### Aim of the exercise
Extract the lines from the start through the line that holds "from bokeh.resources import INLINE", both included, omitting all images.
▶
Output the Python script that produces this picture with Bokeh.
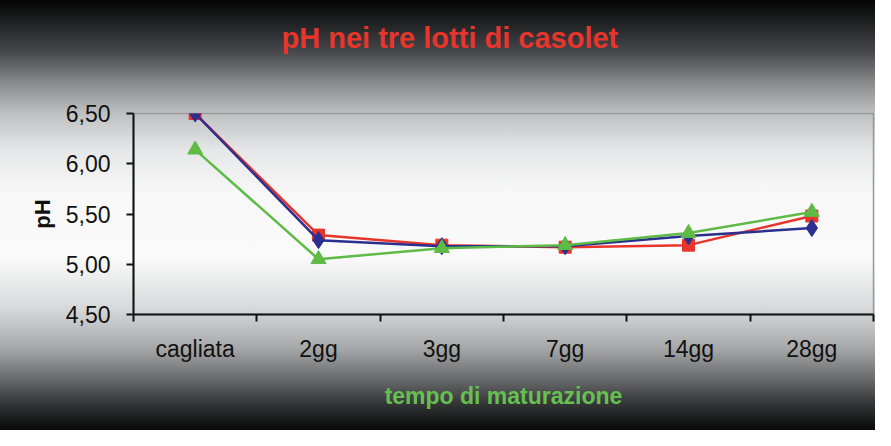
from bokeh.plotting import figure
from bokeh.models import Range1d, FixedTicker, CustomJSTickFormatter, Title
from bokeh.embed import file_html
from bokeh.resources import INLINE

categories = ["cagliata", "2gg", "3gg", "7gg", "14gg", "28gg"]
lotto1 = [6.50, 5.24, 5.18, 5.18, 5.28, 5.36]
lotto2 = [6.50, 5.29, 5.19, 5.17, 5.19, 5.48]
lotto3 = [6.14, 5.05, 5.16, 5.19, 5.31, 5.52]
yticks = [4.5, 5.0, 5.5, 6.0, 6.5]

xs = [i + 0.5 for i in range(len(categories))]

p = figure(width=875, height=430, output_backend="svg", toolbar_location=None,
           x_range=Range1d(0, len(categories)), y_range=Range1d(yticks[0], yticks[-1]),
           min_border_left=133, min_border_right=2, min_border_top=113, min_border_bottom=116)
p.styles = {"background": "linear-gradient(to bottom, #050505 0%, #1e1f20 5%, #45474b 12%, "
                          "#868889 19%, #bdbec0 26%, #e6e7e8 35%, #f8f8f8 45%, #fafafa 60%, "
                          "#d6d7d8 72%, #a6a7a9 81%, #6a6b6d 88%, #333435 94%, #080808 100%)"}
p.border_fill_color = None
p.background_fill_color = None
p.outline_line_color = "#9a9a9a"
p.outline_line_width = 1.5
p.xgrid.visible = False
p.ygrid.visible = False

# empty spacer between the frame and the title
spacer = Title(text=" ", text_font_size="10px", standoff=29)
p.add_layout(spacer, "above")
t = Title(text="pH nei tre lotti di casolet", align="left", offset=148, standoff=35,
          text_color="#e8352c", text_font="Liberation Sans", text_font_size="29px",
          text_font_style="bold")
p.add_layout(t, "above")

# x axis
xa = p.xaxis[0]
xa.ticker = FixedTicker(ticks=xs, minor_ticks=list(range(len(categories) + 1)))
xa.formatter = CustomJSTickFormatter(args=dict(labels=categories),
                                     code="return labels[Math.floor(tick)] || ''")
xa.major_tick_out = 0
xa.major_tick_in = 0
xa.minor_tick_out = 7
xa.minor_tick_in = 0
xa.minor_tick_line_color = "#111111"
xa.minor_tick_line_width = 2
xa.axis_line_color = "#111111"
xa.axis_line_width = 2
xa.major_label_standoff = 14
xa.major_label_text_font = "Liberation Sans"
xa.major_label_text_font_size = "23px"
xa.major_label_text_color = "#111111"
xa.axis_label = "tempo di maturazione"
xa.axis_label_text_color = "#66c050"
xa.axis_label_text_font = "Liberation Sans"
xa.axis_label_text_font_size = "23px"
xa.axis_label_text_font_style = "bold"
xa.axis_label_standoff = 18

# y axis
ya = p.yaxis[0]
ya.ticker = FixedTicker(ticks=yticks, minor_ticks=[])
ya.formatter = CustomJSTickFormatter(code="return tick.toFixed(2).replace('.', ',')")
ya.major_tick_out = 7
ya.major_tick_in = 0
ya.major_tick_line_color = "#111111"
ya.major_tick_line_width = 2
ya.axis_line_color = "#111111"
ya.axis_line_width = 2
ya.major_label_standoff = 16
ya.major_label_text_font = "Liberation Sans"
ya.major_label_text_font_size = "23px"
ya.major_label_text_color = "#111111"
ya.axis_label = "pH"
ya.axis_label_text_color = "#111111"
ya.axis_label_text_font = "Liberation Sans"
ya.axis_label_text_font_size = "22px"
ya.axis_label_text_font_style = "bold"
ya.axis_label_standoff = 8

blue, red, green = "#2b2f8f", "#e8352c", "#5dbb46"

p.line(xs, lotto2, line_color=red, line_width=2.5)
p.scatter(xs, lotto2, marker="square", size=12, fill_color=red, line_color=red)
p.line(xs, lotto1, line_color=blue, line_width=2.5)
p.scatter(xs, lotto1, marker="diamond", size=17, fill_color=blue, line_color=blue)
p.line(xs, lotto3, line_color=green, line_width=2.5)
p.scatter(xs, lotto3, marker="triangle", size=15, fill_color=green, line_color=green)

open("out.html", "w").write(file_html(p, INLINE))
◀
### The result
Output the Python script that produces this picture with Bokeh.
from bokeh.plotting import figure
from bokeh.models import Range1d, FixedTicker, CustomJSTickFormatter, Title
from bokeh.embed import file_html
from bokeh.resources import INLINE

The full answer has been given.